### DATA
^^^^

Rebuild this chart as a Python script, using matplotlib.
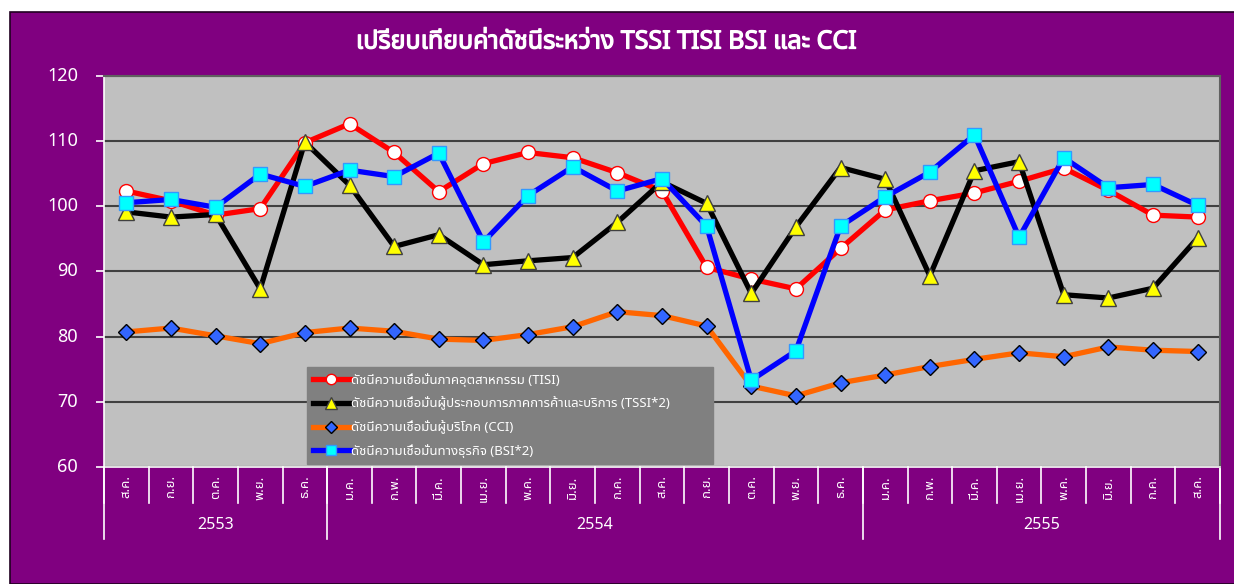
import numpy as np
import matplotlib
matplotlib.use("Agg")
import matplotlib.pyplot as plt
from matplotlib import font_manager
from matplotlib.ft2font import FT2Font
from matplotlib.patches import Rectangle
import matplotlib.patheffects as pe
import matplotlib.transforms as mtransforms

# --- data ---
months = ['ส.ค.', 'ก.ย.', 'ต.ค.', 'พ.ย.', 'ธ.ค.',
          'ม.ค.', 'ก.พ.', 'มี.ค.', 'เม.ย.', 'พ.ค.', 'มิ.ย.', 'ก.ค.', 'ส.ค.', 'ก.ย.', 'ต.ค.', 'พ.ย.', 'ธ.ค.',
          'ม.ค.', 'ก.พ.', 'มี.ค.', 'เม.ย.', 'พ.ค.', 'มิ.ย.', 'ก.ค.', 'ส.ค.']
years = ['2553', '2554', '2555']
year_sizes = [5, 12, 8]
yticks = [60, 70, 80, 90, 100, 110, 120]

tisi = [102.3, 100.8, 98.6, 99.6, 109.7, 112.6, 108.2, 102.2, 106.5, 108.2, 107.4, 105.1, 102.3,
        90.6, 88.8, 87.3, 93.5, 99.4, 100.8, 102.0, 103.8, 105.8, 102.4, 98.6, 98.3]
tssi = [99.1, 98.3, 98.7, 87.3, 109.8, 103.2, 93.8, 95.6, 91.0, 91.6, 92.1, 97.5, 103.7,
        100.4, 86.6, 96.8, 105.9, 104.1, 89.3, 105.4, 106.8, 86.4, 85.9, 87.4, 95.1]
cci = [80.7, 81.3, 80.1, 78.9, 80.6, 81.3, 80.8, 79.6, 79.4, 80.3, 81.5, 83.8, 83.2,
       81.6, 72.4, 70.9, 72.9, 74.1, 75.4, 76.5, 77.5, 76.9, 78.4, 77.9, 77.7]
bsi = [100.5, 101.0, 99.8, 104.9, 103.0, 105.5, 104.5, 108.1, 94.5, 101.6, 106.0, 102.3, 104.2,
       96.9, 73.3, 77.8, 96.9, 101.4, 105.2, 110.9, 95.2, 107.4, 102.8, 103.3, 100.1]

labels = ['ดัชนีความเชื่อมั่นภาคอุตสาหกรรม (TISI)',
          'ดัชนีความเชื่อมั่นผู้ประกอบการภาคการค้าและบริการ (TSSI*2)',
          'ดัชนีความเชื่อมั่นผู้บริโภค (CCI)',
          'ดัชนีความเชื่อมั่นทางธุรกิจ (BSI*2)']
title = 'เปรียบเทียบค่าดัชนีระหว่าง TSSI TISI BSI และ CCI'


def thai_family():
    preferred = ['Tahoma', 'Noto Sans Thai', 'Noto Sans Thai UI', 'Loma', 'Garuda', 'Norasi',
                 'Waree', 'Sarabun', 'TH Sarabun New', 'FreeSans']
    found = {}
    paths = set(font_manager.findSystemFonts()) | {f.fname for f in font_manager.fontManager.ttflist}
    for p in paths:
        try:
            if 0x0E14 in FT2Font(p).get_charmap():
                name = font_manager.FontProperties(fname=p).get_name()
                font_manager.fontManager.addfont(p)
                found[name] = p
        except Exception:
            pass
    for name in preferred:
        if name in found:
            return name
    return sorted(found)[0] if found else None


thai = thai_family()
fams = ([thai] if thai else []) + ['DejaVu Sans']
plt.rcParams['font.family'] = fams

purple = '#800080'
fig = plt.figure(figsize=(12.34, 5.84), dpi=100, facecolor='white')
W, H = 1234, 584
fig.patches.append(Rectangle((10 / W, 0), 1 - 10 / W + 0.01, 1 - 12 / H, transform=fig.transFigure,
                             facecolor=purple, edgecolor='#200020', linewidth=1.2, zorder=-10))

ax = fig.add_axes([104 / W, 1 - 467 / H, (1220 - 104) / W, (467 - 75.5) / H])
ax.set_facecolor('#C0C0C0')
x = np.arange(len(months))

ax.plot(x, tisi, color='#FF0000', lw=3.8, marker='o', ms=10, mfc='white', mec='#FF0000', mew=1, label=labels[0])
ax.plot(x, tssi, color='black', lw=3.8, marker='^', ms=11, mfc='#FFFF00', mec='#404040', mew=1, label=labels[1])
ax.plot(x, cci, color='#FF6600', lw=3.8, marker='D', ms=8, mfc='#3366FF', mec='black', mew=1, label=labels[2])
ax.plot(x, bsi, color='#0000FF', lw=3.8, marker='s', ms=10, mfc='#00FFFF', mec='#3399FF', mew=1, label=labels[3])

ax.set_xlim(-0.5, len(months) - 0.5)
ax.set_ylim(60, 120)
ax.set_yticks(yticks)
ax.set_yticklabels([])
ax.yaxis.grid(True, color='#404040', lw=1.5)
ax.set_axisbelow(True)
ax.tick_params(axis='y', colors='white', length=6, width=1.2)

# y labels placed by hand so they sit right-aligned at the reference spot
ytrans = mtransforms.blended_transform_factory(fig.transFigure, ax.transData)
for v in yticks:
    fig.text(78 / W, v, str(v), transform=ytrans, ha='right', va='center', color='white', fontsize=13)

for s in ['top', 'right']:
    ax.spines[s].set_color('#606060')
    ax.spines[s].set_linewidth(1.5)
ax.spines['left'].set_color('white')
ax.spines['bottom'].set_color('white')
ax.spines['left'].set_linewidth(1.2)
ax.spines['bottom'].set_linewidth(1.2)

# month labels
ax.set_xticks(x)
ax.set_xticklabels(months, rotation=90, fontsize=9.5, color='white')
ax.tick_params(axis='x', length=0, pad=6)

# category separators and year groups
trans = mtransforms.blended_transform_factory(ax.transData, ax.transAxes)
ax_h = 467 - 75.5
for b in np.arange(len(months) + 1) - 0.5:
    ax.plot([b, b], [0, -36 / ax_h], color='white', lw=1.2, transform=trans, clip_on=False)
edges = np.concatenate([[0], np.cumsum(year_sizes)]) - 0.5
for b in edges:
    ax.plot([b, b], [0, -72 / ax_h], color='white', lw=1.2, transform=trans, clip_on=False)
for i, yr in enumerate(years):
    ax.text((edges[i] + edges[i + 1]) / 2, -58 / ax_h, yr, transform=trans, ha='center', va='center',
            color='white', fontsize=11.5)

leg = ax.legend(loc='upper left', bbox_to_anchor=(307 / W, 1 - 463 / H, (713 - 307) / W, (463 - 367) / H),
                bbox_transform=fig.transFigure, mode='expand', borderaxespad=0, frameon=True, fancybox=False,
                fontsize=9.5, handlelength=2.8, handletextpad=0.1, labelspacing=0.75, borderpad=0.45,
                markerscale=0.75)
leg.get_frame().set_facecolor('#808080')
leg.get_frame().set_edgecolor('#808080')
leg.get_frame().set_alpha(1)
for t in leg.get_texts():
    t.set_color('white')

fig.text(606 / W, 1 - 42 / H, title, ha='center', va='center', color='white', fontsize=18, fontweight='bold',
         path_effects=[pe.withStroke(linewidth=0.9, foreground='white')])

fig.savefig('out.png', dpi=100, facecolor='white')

^^^^

### EXERCISE
Copy the material shown above in full and exactly. Skip the pictures.

### FINISHED TASK
Rebuild this chart as a Python script, using matplotlib.
import numpy as np
import matplotlib
matplotlib.use("Agg")
import matplotlib.pyplot as plt
from matplotlib import font_manager
from matplotlib.ft2font import FT2Font
from matplotlib.patches import Rectangle
import matplotlib.patheffects as pe
import matplotlib.transforms as mtransforms

# --- data ---
months = ['ส.ค.', 'ก.ย.', 'ต.ค.', 'พ.ย.', 'ธ.ค.',
          'ม.ค.', 'ก.พ.', 'มี.ค.', 'เม.ย.', 'พ.ค.', 'มิ.ย.', 'ก.ค.', 'ส.ค.', 'ก.ย.', 'ต.ค.', 'พ.ย.', 'ธ.ค.',
          'ม.ค.', 'ก.พ.', 'มี.ค.', 'เม.ย.', 'พ.ค.', 'มิ.ย.', 'ก.ค.', 'ส.ค.']
years = ['2553', '2554', '2555']
year_sizes = [5, 12, 8]
yticks = [60, 70, 80, 90, 100, 110, 120]

tisi = [102.3, 100.8, 98.6, 99.6, 109.7, 112.6, 108.2, 102.2, 106.5, 108.2, 107.4, 105.1, 102.3,
        90.6, 88.8, 87.3, 93.5, 99.4, 100.8, 102.0, 103.8, 105.8, 102.4, 98.6, 98.3]
tssi = [99.1, 98.3, 98.7, 87.3, 109.8, 103.2, 93.8, 95.6, 91.0, 91.6, 92.1, 97.5, 103.7,
        100.4, 86.6, 96.8, 105.9, 104.1, 89.3, 105.4, 106.8, 86.4, 85.9, 87.4, 95.1]
cci = [80.7, 81.3, 80.1, 78.9, 80.6, 81.3, 80.8, 79.6, 79.4, 80.3, 81.5, 83.8, 83.2,
       81.6, 72.4, 70.9, 72.9, 74.1, 75.4, 76.5, 77.5, 76.9, 78.4, 77.9, 77.7]
bsi = [100.5, 101.0, 99.8, 104.9, 103.0, 105.5, 104.5, 108.1, 94.5, 101.6, 106.0, 102.3, 104.2,
       96.9, 73.3, 77.8, 96.9, 101.4, 105.2, 110.9, 95.2, 107.4, 102.8, 103.3, 100.1]

labels = ['ดัชนีความเชื่อมั่นภาคอุตสาหกรรม (TISI)',
          'ดัชนีความเชื่อมั่นผู้ประกอบการภาคการค้าและบริการ (TSSI*2)',
          'ดัชนีความเชื่อมั่นผู้บริโภค (CCI)',
          'ดัชนีความเชื่อมั่นทางธุรกิจ (BSI*2)']
title = 'เปรียบเทียบค่าดัชนีระหว่าง TSSI TISI BSI และ CCI'


def thai_family():
    preferred = ['Tahoma', 'Noto Sans Thai', 'Noto Sans Thai UI', 'Loma', 'Garuda', 'Norasi',
                 'Waree', 'Sarabun', 'TH Sarabun New', 'FreeSans']
    found = {}
    paths = set(font_manager.findSystemFonts()) | {f.fname for f in font_manager.fontManager.ttflist}
    for p in paths:
        try:
            if 0x0E14 in FT2Font(p).get_charmap():
                name = font_manager.FontProperties(fname=p).get_name()
                font_manager.fontManager.addfont(p)
                found[name] = p
        except Exception:
            pass
    for name in preferred:
        if name in found:
            return name
    return sorted(found)[0] if found else None


thai = thai_family()
fams = ([thai] if thai else []) + ['DejaVu Sans']
plt.rcParams['font.family'] = fams

purple = '#800080'
fig = plt.figure(figsize=(12.34, 5.84), dpi=100, facecolor='white')
W, H = 1234, 584
fig.patches.append(Rectangle((10 / W, 0), 1 - 10 / W + 0.01, 1 - 12 / H, transform=fig.transFigure,
                             facecolor=purple, edgecolor='#200020', linewidth=1.2, zorder=-10))

ax = fig.add_axes([104 / W, 1 - 467 / H, (1220 - 104) / W, (467 - 75.5) / H])
ax.set_facecolor('#C0C0C0')
x = np.arange(len(months))

ax.plot(x, tisi, color='#FF0000', lw=3.8, marker='o', ms=10, mfc='white', mec='#FF0000', mew=1, label=labels[0])
ax.plot(x, tssi, color='black', lw=3.8, marker='^', ms=11, mfc='#FFFF00', mec='#404040', mew=1, label=labels[1])
ax.plot(x, cci, color='#FF6600', lw=3.8, marker='D', ms=8, mfc='#3366FF', mec='black', mew=1, label=labels[2])
ax.plot(x, bsi, color='#0000FF', lw=3.8, marker='s', ms=10, mfc='#00FFFF', mec='#3399FF', mew=1, label=labels[3])

ax.set_xlim(-0.5, len(months) - 0.5)
ax.set_ylim(60, 120)
ax.set_yticks(yticks)
ax.set_yticklabels([])
ax.yaxis.grid(True, color='#404040', lw=1.5)
ax.set_axisbelow(True)
ax.tick_params(axis='y', colors='white', length=6, width=1.2)

# y labels placed by hand so they sit right-aligned at the reference spot
ytrans = mtransforms.blended_transform_factory(fig.transFigure, ax.transData)
for v in yticks:
    fig.text(78 / W, v, str(v), transform=ytrans, ha='right', va='center', color='white', fontsize=13)

for s in ['top', 'right']:
    ax.spines[s].set_color('#606060')
    ax.spines[s].set_linewidth(1.5)
ax.spines['left'].set_color('white')
ax.spines['bottom'].set_color('white')
ax.spines['left'].set_linewidth(1.2)
ax.spines['bottom'].set_linewidth(1.2)

# month labels
ax.set_xticks(x)
ax.set_xticklabels(months, rotation=90, fontsize=9.5, color='white')
ax.tick_params(axis='x', length=0, pad=6)

# category separators and year groups
trans = mtransforms.blended_transform_factory(ax.transData, ax.transAxes)
ax_h = 467 - 75.5
for b in np.arange(len(months) + 1) - 0.5:
    ax.plot([b, b], [0, -36 / ax_h], color='white', lw=1.2, transform=trans, clip_on=False)
edges = np.concatenate([[0], np.cumsum(year_sizes)]) - 0.5
for b in edges:
    ax.plot([b, b], [0, -72 / ax_h], color='white', lw=1.2, transform=trans, clip_on=False)
for i, yr in enumerate(years):
    ax.text((edges[i] + edges[i + 1]) / 2, -58 / ax_h, yr, transform=trans, ha='center', va='center',
            color='white', fontsize=11.5)

leg = ax.legend(loc='upper left', bbox_to_anchor=(307 / W, 1 - 463 / H, (713 - 307) / W, (463 - 367) / H),
                bbox_transform=fig.transFigure, mode='expand', borderaxespad=0, frameon=True, fancybox=False,
                fontsize=9.5, handlelength=2.8, handletextpad=0.1, labelspacing=0.75, borderpad=0.45,
                markerscale=0.75)
leg.get_frame().set_facecolor('#808080')
leg.get_frame().set_edgecolor('#808080')
leg.get_frame().set_alpha(1)
for t in leg.get_texts():
    t.set_color('white')

fig.text(606 / W, 1 - 42 / H, title, ha='center', va='center', color='white', fontsize=18, fontweight='bold',
         path_effects=[pe.withStroke(linewidth=0.9, foreground='white')])

fig.savefig('out.png', dpi=100, facecolor='white')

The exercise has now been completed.